(Exercise description): Using the data below, copy each line that includes the word "this".

^^^^^^^^^^^^^^^^

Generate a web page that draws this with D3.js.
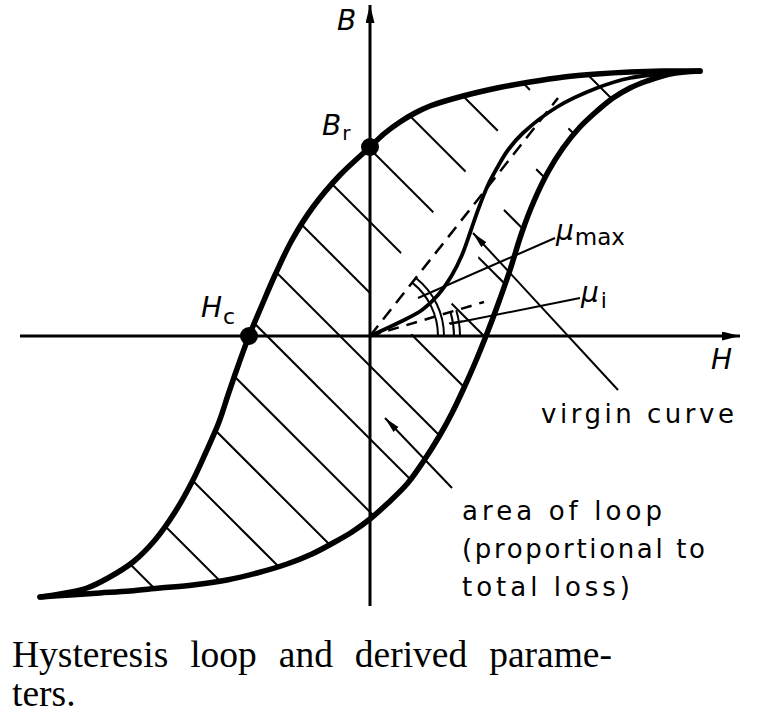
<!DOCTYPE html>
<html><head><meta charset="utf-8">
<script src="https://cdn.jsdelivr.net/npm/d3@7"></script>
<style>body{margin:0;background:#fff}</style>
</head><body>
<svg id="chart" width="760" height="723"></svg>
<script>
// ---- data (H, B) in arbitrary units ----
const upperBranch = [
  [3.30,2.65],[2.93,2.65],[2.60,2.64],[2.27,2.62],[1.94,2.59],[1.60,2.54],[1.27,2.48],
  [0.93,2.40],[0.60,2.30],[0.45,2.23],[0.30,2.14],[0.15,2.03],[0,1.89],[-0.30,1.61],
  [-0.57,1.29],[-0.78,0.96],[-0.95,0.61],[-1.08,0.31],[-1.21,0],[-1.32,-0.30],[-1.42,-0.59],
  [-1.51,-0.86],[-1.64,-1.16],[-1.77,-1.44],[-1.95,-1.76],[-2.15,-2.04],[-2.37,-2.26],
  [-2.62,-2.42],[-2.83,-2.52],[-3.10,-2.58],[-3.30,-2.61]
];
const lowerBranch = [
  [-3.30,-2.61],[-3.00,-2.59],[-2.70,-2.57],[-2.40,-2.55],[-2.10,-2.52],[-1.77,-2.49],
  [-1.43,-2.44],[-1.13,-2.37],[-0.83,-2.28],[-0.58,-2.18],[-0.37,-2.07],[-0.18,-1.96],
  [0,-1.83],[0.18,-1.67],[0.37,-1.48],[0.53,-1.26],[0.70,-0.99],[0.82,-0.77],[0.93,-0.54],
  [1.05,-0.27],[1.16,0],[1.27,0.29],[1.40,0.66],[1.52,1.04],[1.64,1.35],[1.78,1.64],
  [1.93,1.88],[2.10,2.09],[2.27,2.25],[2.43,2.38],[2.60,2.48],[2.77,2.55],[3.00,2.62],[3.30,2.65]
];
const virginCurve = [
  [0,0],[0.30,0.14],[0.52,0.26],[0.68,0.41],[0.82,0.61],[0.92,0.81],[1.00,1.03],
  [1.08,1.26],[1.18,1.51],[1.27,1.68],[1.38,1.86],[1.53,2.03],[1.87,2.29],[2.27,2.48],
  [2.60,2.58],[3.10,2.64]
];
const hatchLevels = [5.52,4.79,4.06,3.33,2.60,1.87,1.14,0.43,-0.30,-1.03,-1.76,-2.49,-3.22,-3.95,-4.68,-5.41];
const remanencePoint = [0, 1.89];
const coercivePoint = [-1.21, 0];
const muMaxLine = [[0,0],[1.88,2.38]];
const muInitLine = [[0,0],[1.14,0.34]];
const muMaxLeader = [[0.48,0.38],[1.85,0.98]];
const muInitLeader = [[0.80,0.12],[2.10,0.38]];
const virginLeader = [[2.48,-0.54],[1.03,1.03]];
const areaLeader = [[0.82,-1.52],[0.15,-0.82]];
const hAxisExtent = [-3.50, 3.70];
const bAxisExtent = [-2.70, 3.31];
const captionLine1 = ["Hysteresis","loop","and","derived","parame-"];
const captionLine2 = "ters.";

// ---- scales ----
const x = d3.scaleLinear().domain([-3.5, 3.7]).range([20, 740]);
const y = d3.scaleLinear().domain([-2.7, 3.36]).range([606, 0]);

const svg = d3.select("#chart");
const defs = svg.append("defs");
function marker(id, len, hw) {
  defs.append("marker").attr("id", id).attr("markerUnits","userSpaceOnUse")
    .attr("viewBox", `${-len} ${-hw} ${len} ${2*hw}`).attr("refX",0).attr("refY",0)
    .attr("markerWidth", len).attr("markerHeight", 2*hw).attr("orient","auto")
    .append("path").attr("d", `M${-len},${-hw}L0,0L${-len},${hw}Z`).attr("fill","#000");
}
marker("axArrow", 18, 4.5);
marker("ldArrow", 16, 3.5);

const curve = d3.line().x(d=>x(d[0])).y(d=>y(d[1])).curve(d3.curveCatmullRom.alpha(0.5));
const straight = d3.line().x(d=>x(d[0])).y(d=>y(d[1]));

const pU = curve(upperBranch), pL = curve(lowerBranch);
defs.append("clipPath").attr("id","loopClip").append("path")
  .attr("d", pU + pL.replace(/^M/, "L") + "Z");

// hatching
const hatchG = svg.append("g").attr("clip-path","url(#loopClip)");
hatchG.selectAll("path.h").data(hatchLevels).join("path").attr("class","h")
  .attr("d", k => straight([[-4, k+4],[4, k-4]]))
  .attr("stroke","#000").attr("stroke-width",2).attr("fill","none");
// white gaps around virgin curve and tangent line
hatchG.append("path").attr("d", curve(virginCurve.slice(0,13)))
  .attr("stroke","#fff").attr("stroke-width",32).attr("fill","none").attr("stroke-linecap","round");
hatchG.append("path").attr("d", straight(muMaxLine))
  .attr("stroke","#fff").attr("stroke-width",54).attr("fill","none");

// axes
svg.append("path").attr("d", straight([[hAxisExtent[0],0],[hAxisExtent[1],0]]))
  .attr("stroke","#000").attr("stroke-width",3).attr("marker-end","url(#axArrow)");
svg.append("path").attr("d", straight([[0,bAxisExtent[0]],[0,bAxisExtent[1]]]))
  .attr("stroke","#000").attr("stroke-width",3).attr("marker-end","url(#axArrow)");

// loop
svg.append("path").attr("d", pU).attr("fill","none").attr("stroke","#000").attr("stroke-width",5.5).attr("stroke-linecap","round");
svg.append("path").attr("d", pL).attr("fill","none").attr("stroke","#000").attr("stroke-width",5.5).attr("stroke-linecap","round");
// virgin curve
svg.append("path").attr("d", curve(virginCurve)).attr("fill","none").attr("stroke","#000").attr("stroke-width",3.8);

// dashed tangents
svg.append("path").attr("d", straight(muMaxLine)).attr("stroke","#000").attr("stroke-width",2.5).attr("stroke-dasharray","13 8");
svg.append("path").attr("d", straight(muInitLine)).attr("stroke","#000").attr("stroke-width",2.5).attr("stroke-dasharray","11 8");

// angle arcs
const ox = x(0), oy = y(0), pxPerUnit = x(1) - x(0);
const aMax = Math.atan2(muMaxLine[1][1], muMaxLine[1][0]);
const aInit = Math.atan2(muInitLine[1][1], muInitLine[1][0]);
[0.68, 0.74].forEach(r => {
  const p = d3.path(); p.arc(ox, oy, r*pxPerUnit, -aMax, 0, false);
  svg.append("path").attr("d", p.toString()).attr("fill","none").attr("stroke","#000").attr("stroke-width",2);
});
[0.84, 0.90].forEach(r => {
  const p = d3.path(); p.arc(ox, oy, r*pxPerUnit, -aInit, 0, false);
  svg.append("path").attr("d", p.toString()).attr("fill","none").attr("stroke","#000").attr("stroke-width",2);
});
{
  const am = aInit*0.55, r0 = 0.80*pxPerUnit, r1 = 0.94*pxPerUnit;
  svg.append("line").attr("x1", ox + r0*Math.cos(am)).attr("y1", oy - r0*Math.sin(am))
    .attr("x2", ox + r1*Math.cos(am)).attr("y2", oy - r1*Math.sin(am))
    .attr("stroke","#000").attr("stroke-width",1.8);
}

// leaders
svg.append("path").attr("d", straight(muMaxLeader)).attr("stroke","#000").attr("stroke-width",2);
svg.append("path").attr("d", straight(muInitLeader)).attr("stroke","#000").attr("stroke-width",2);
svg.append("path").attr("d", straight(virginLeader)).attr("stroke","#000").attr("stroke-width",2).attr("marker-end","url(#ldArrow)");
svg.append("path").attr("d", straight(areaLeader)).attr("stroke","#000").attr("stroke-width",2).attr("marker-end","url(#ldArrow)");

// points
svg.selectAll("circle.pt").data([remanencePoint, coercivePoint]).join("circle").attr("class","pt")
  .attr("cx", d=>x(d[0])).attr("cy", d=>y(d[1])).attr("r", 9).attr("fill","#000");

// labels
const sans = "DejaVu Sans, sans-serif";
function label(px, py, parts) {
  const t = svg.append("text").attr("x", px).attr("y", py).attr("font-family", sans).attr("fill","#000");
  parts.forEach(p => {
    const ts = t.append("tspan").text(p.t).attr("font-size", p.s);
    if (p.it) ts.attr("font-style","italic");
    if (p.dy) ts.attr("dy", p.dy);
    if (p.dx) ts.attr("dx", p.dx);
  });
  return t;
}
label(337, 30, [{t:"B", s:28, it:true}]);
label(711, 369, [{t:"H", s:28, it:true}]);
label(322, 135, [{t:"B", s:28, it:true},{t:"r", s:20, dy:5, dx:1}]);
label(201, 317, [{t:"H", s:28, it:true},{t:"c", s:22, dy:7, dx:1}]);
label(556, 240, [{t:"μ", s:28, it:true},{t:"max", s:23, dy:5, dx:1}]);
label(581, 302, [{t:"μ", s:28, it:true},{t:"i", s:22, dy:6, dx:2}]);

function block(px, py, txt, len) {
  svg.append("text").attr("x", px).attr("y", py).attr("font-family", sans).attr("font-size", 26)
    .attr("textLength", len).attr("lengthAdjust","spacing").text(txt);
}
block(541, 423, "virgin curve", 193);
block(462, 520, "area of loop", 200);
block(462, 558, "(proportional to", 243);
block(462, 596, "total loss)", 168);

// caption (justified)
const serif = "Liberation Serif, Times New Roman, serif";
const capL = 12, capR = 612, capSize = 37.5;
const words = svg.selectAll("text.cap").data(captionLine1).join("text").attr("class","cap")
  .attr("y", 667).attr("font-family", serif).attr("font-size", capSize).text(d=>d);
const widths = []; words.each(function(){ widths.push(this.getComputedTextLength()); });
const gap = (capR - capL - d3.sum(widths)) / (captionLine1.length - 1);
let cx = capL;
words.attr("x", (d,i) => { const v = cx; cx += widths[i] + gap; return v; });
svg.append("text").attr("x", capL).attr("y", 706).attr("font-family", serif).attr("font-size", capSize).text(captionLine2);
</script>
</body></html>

^^^^^^^^^^^^^^^^

(Response):
Generate a web page that draws this with D3.js.
const widths = []; words.each(function(){ widths.push(this.getComputedTextLength()); });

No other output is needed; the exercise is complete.